On September 19th, 2007, the notice party was arrested and again charged with buggery contrary to section 61 of the 1861 Act and with two charges of indecent assault contrary to common law.

When the matter came before the court, Judge Devins asked the garda if the charges were correctly founded in law. Saying that instructions from the DPP had been followed, the garda gave the judge a copy of the section 27 of the Interpretation Act 2005.

After further discussion, the judge said it was her decision to make no order in the case, and the garda inspector said there was now no way to proceed except by way of judicial review.

Counsel for the notice party contended that grounds for relief arose in July and the application for judicial review was not made promptly. Mr Justice O’Keeffe found the grounds arose in September, so there was no delay.

Counsel for the DPP outlined the basis for the offence of buggery, referred to in section 61 of the 1861 Offences Against the Person Act, as “the abominable crime of buggery” and punished by penal servitude for life. While it was repealed as an offence by section 2 of the 1993 Act, sections 3 and 5 respectively provided for an offence of buggery with persons under 17 or mentally impaired.

Section 8 of the 2006 Act, repealing the offences of buggery and gross indecency with males, created the new offences of defilement of a child under 17 and under 15. Thus, they said, there was never a time when conduct such as that alleged against the notice party (buggery of a child) would not have amounted to a serious criminal offence.

They submitted that the offence of buggery had maintained a dual existence as both a statutory and a common law offence over the past century.The repeal of section 61 by the 1993 Act is catered for by the Interpretation Act 2005, allowing for the prosecution of an offence when the conduct comes to light after the relevant Act had been repealed. They acknowledged that there was a distinct offence of indecent assault which was regarded as a common law offence.

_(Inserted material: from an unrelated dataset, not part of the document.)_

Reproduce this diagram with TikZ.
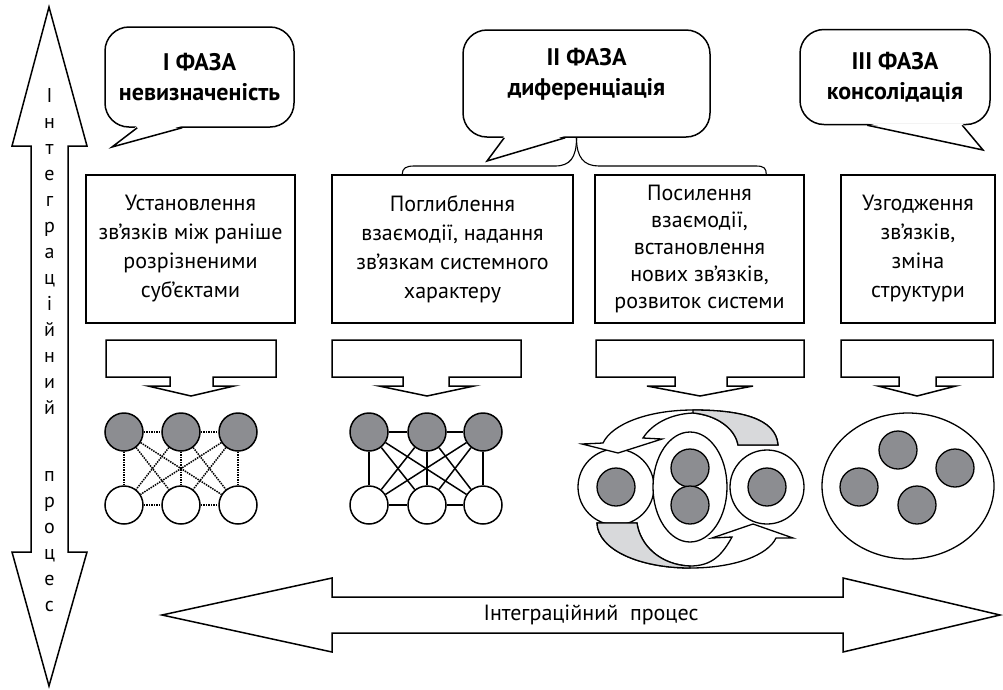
\documentclass[tikz,border=0pt]{standalone}
\usepackage{fontspec}
\setmainfont{PT Sans}
\usetikzlibrary{calc, shapes.geometric}

\definecolor{unitgray}{RGB}{140,141,145}
\definecolor{ribbongray}{RGB}{216,217,219}

\tikzset{
  stage/.style={draw, line width=1.5pt, align=center, inner sep=0pt,
    minimum height=148pt, font=\fontsize{22}{29}\selectfont},
  phase/.style={draw, line width=1.5pt, rounded corners=24pt, fill=white,
    align=center, inner sep=0pt, font=\bfseries\fontsize{24}{30}\selectfont},
  unit/.style={circle, draw, line width=1.5pt, minimum size=38pt, inner sep=0pt},
  fullunit/.style={unit, fill=unitgray},
  weak/.style={line width=1.5pt, densely dotted},
  firm/.style={line width=1.5pt},
  shell/.style={draw, line width=1.3pt, fill=white},
  ribbon/.style={draw, line width=1.3pt, fill=ribbongray},
}

\begin{document}
\begin{tikzpicture}[x=1pt, y=-1pt, line join=miter]
\useasboundingbox (0,0) rectangle (1003,689);

% vertical arrow
\draw[firm] (49,7) -- (87,146) -- (68,146) -- (68,552) -- (87,552) -- (49,686)
  -- (12,552) -- (31,552) -- (31,146) -- (12,146) -- cycle;
\foreach \c [count=\n from 0] in {І,н,т,е,г,р,а,ц,і,й,н,и,й}
  \node[anchor=base, font=\fontsize{20}{20}\selectfont] at (49.5,102+26*\n) {\c};
\foreach \c [count=\n from 0] in {п,р,о,ц,е,с}
  \node[anchor=base, font=\fontsize{20}{20}\selectfont] at (49.5,481+26*\n) {\c};

% horizontal arrow
\draw[firm] (162,615) -- (332,578) -- (332,597) -- (843,597) -- (843,578) -- (1000,615)
  -- (843,652) -- (843,633) -- (332,633) -- (332,652) -- cycle;
\node[font=\fontsize{22}{22}\selectfont] (proc) at (591,615) {Інтеграційний\ \ процес};

% phases
\node[phase, minimum width=189pt, minimum height=100pt] (ph1) at (199.5,77) {І ФАЗА\\невизначеність};
\node[phase, minimum width=247pt, minimum height=107pt, text depth=24pt] (ph2) at (586.5,83.5) {ІІ ФАЗА\\диференціація};
\node[phase, minimum width=190pt, minimum height=95pt] (ph3) at (895,77) {ІІІ ФАЗА\\консолідація};

% tails
\fill[white] ($(ph1.south west)+(33,-2)$) -- (112,147) -- ($(ph1.south west)+(78,-2)$) -- cycle;
\draw[firm] ($(ph1.south west)+(33,0)$) -- (112,147) -- ($(ph1.south west)+(78,0)$);
\fill[white] ($(ph2.south west)+(42,-2)$) -- (487,161) -- ($(ph2.south west)+(103,-2)$) -- cycle;
\draw[firm] ($(ph2.south west)+(42,0)$) -- (487,161) -- ($(ph2.south west)+(103,0)$);
\fill[white] ($(ph3.south west)+(68,-2)$) -- (983,150) -- ($(ph3.south west)+(163,-2)$) -- cycle;
\draw[firm] ($(ph3.south west)+(68,0)$) -- (983,150) -- ($(ph3.south west)+(163,0)$);

% stages
\node[stage, minimum width=209pt] (st1) at (190.5,249) {Установлення\\зв’язків між раніше\\розрізненими\\суб’єктами};
\node[stage, minimum width=241pt] (st2) at (452.5,249) {Поглиблення\\взаємодії, надання\\зв’язкам системного\\характеру};
\node[stage, minimum width=209pt, font=\fontsize{22}{27}\selectfont] (st3) at (699.5,249) {Посилення\\взаємодії,\\встановлення\\нових зв’язків,\\розвиток системи};
\node[stage, minimum width=154pt] (st4) at (918,249) {Узгодження\\зв’язків,\\зміна\\структури};

% brace
\coordinate (br) at ($(ph2.south)+(-10,0)$);
\draw[line width=1.1pt] (br) .. controls ++(0,20) and (570,166) .. (555,166) -- (414,166)
  .. controls (406,166) and ($(st2.north west)+(71,-6)$) .. ($(st2.north west)+(71,0)$);
\draw[line width=1.1pt] (br) .. controls ++(0,20) and (584,166) .. (599,166) -- (756,166)
  .. controls (764,166) and ($(st3.north west)+(172,-6)$) .. ($(st3.north west)+(172,0)$);

% block arrows
\foreach \l/\r/\sl/\sr/\hl/\hr/\tx in {106/276/170/213/148/234/191,
    332/521/403/449/379/474/427, 596/804/675/727/647/753/700, 841/993/899/936/878/956/917}
  \draw[firm] (\l,340) -- (\r,340) -- (\r,377) -- (\sr,377) -- (\sr,386) -- (\hr,386)
    -- (\tx,396) -- (\hl,386) -- (\sl,386) -- (\sl,377) -- (\l,377) -- cycle;

% phase I
\foreach \i/\x in {1/124,2/181,3/238} {
  \node[fullunit] (a\i) at (\x,432) {};
  \node[unit] (b\i) at (\x,505) {};
}
\foreach \i in {1,2,3}
  \foreach \j in {1,2,3}
    \draw[weak] (a\i) -- (b\j);
\draw[weak] (a1) -- (a2) (a2) -- (a3) (b1) -- (b2) (b2) -- (b3);

% phase II
\foreach \i/\x in {1/369,2/427,3/483} {
  \node[fullunit] (c\i) at (\x,432) {};
  \node[unit] (d\i) at (\x,505) {};
}
\foreach \i in {1,2,3}
  \foreach \j in {1,2,3}
    \draw[firm] (c\i) -- (d\j);
\draw[firm] (c1) -- (c2) (c2) -- (c3) (d1) -- (d2) (d2) -- (d3);

% phase III
\draw[shell] (616,487) circle (38);
\draw[shell] (690,487) ellipse (37 and 55);
\draw[shell] (767,487) circle (37);
\foreach \x/\y in {616/487, 690/468, 690/505, 767/487}
  \draw[line width=1.3pt, fill=unitgray] (\x,\y) circle (19);
% upper turn
\draw[shell] (778,445) .. controls (776,418) and (740,410) .. (693,410)
  .. controls (648,410) and (612,424) .. (603,443) -- (582,444) -- (618,453) -- (662,439)
  -- (643,438) .. controls (652,424) and (670,414) .. (693,413)
  .. controls (716,415) and (735,428) .. (738,445) -- cycle;
\draw[ribbon] (693,410) .. controls (740,410) and (776,418) .. (778,445) -- (738,445)
  .. controls (735,428) and (716,415) .. (693,413) -- cycle;
% lower turn
\draw[shell] (597,523) .. controls (598,550) and (640,568) .. (690,568)
  .. controls (735,568) and (768,555) .. (776,538) -- (793,538) -- (753,524) -- (712,538)
  -- (732,537) .. controls (722,555) and (712,566) .. (690,566)
  .. controls (660,565) and (640,545) .. (637,523) -- cycle;
\draw[ribbon] (690,566) .. controls (660,565) and (640,545) .. (637,523) -- (597,523)
  .. controls (598,550) and (640,568) .. (690,568) -- cycle;

% phase IV
\node[ellipse, draw, line width=1.3pt, minimum width=172pt, minimum height=146pt, inner sep=0pt] (whole) at (908,486) {};
\foreach \x/\y in {898/450, 955/468, 859/487, 917/505}
  \draw[line width=1.3pt, fill=unitgray] (\x,\y) circle (19);

\end{tikzpicture}
\end{document}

Counsel for the notice party contended that, from the 16th century onwards, buggery was historically a felony at common law for which the 1861 Act provided the penalty, quoting Mr Justice Peter Charleton's book Offences Against the Person.

In 1993 the Oireachtas had abolished the offence and the penalty was repealed. Thus in 1993 the offence was abolished.

Decision

Mr Justice O’Keeffe said: “In my opinion, the wording of section 2 of the 1993 Act, which refers to ‘any rule of law by virtue of which buggery between persons is an offence is hereby abolished’ is not conclusive that the offence is one at common law.”

While he had been referred to many statutory and historical references, none was superior to the judgment of Mr Justice Herbert McWilliam in the Norris case, where he concluded that the offence of buggery was statutory.

He concluded, therefore, that section 61 of the 1861 Act provided the basis for the statutory offence of buggery.

The 2005 Interpretation Act provided that where a statutory offence had been repealed, an offender under the Act can still be prosecuted even if the conduct only comes to light afterwards. It was therefore permissible to prosecute for an offence contrary to section 61 of the 1861 Act.

The full judgment is on www.courts.ie


Donal O’Donnell SC and Paul Anthony McDermott, instructed by the Chief Prosecution Solicitor, for the DPP; Feichín McDonagh SC and Caroline Cummings, instructed by Fiona McAllister, Castlebar, for the notice party.